I think the op shows her love by caring that her dd does the right thing. The other parent seems to think stealing is fine. I'd lay money on the future of these two girls being completely different.
Op has your dd just started high school? Often in the first year they can suddenly seem a bit show off-ish, same with last year of primary. They are caught in the no man's land of children and teenagers. While we, as adults, view them as children, hormones tell them a different story.
I think you have a few options.
One is taking a draconian method of taking her to and from school, banning the friend, grounding and removal of phone.
Two is filling her time with activities, chores, homework and clubs. This obviously depends on your finances.
Three is a mix of the two, rewarding good behaviour but consequences for the bad.
Volunteering is something she could do, food bank maybe? Church group or a weekend play club where she helps with younger kids. Shopping for elderly neighbours, dog walking etc.
As a last resort you can call social services and ask for help but they are so stretched. Does school have pastoral care?

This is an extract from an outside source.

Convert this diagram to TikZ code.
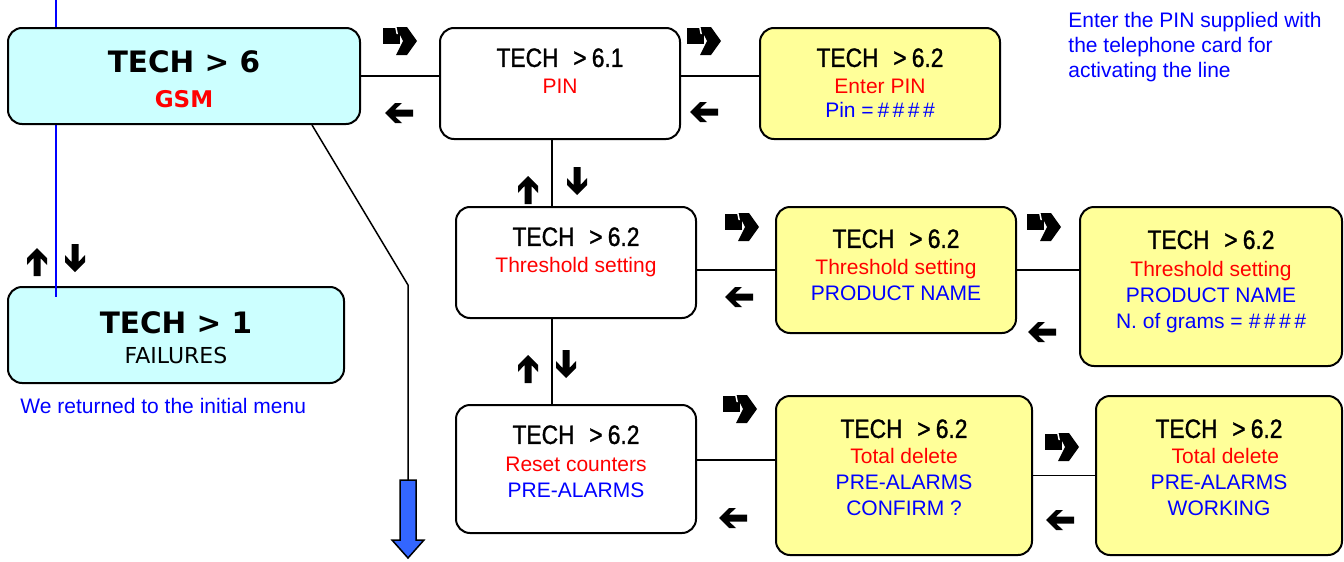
\documentclass[tikz,border=0pt]{standalone}
\usepackage{fontspec}
\setmainfont{Liberation Sans}
\newfontfamily\titlefont[FakeStretch=0.86,FakeBold=1.2]{Liberation Sans}
\newfontfamily\menufont{DejaVu Sans}
\usetikzlibrary{positioning}
\definecolor{gsmcyan}{RGB}{204,255,255}
\definecolor{pinyellow}{RGB}{255,255,153}
\definecolor{exitblue}{RGB}{51,102,255}
\newcommand{\techline}[1]{{\titlefont\fontsize{13.25}{13}\selectfont TECH\hspace{0.55em}>\hspace{0.2em}#1}}

\begin{document}
\begin{tikzpicture}[x=0.5pt,y=-0.5pt,font=\fontsize{10.5}{13}\selectfont,
wbox/.style={draw,line width=1pt,rounded corners=7pt,fill=white,inner sep=0pt},
cbox/.style={wbox,fill=gsmcyan},
ybox/.style={wbox,fill=pinyellow},
txt/.style={anchor=north,align=center,inner sep=0pt},
note/.style={inner sep=0pt,text=blue},
conn/.style={line width=0.75pt},
barr/.pic={\fill (0,1) rectangle (17,17);
  \fill (13,0) -- (24,0) -- (34,14) -- (24,28) -- (13,28) -- (20,14) -- cycle;
  \fill[white] (12,0) -- (13.5,0) -- (15,7) -- (13.5,7) -- cycle;},
larr/.pic={\fill (0,0) -- (10,-10) -- (17,-10) -- (10,-3.5) -- (28,-3.5) -- (28,3.5) -- (10,3.5) -- (17,10) -- (10,10) -- cycle;}]
\useasboundingbox (0,0) rectangle (1344,562);

% main menu
\node[cbox,minimum width=168pt,minimum height=48pt] (fail) at (176,335) {};
\coordinate (menutop) at (56,0);
\coordinate (menuend) at (56,297);
\draw[blue,line width=1pt] (menutop) -- (menuend);
\node[cbox,minimum width=176pt,minimum height=48pt] (gsm) at (184,76) {};
\node[txt,below=11.75pt of gsm.north] (gsm-t) {{\menufont\bfseries\fontsize{14.75}{13}\selectfont TECH > 6}\\[4.5pt]{\menufont\bfseries\fontsize{11.5}{13}\selectfont\color{red}GSM}};
\node[txt,below=12.75pt of fail.north] (fail-t) {{\menufont\bfseries\fontsize{14.75}{13}\selectfont TECH > 1}\\[2pt]{\menufont\fontsize{11}{13}\selectfont FAILURES}};

% PIN
\node[wbox,minimum width=120pt,minimum height=55.5pt] (pin) at (560,83.5) {};
\node[txt,below=10.5pt of pin.north] (pin-t) {\techline{6.1}\\[0.5pt]\textcolor{red}{PIN}};
\node[ybox,minimum width=120pt,minimum height=55.5pt] (epin) at (880,83.5) {};
\node[txt,below=10.5pt of epin.north] (epin-t) {\techline{6.2}\\[0.5pt]\textcolor{red}{Enter PIN}\\[-1pt]\textcolor{blue}{Pin =\textit{\,\#\,\#\,\#\,\#}}};

% threshold
\node[wbox,minimum width=120pt,minimum height=55.5pt] (thr) at (576,262.5) {};
\node[txt,below=10.5pt of thr.north] (thr-t) {\techline{6.2}\\[0.5pt]\textcolor{red}{Threshold setting}};
\node[ybox,minimum width=120pt,minimum height=63pt] (prod) at (896,270) {};
\node[txt,below=11.5pt of prod.north] (prod-t) {\techline{6.2}\\[0.5pt]\textcolor{red}{Threshold setting}\\\textcolor{blue}{PRODUCT NAME}};
\node[ybox,minimum width=131pt,minimum height=79.5pt] (grams) at (1211,286.5) {};
\node[txt,below=12pt of grams.north] (grams-t) {\techline{6.2}\\[1pt]\textcolor{red}{Threshold setting}\\\textcolor{blue}{PRODUCT NAME}\\\textcolor{blue}{N. of grams = \textit{\#\,\#\,\#\,\#}}};

% reset counters
\node[wbox,minimum width=120pt,minimum height=64pt] (rst) at (576,469) {};
\node[txt,below=10.5pt of rst.north] (rst-t) {\techline{6.2}\\[1pt]\textcolor{red}{Reset counters}\\\textcolor{blue}{PRE-ALARMS}};
\node[ybox,minimum width=128pt,minimum height=79.5pt] (conf) at (904,475.5) {};
\node[txt,below=12pt of conf.north] (conf-t) {\techline{6.2}\\\textcolor{red}{Total delete}\\\textcolor{blue}{PRE-ALARMS}\\\textcolor{blue}{CONFIRM ?}};
\node[ybox,minimum width=123pt,minimum height=79.5pt] (work) at (1219,475.5) {};
\node[txt,below=12pt of work.north] (work-t) {\techline{6.2}\\\textcolor{red}{\hspace*{0.6em}Total delete}\\\textcolor{blue}{PRE-ALARMS}\\\textcolor{blue}{WORKING}};

% notes
\node[note,anchor=north west,align=left,font=\fontsize{10.5}{12.5}\selectfont] (pin-note) at (1068,12) {Enter the PIN supplied with\\the telephone card for\\activating the line};
\node[note,anchor=base west] (menu-note) at (20,413) {We returned to the initial menu};

% connectors
\draw[conn] (gsm.east) -- (gsm.east -| pin.west);
\draw[conn] (pin.east |- gsm.east) -- (epin.west |- gsm.east);
\draw[conn] ([xshift=-4pt]pin.south) -- ([xshift=-4pt]pin.south |- thr.north);
\draw[conn] ([xshift=-12pt]thr.south) -- ([xshift=-12pt]thr.south |- rst.north);
\draw[conn] (thr.east |- prod.west) -- (prod.west);
\draw[conn] (prod.east) -- (prod.east -| grams.west);
\draw[conn] ([yshift=4.5pt]rst.east) -- ([yshift=4.5pt]rst.east -| conf.west);
\draw[conn] (conf.east) -- (conf.east -| work.west);

% exit to next page
\coordinate (bend) at (408,285);
\coordinate (exit) at (408,480);
\draw[conn] ([xshift=64pt]gsm.south) -- (bend) -- (exit);
\draw[line width=0.75pt,fill=exitblue] ([xshift=-4pt]exit) -- ++(16,0) -- ++(0,60) -- ++(8,0) -- ++(-16,18) -- ++(-16,-18) -- ++(8,0) -- cycle;

% key arrows
\pic at (383,27) {barr};
\pic at (687,27) {barr};
\pic at (725,213) {barr};
\pic at (1027,213) {barr};
\pic at (723,395) {barr};
\pic at (1045,433) {barr};
\pic at (385,113) {larr};
\pic at (690,112) {larr};
\pic at (725,297) {larr};
\pic at (1028,332) {larr};
\pic at (719,518) {larr};
\pic at (1046,520) {larr};
\pic[rotate=-90] at (528,176) {larr};
\pic[rotate=90] at (577,195) {larr};
\pic[rotate=-90] at (528,355) {larr};
\pic[rotate=90] at (566,378) {larr};
\pic[rotate=-90] at (37,248) {larr};
\pic[rotate=90] at (75,272) {larr};
\end{tikzpicture}
\end{document}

Or any kind of group for troubled children? (By troubled I mean emotionally rather than being in trouble)
As for their dad, this is grossly unfair and I think you need to ask him why they are only having an invite to the evening. Does he see them much? Is their relationship good?
He needs to know what's going on and the role his behaviour could be impacting on her behaviour. The other option is to stop contact which is a last resort but when it leaves your child disturbed then it's not beneficial.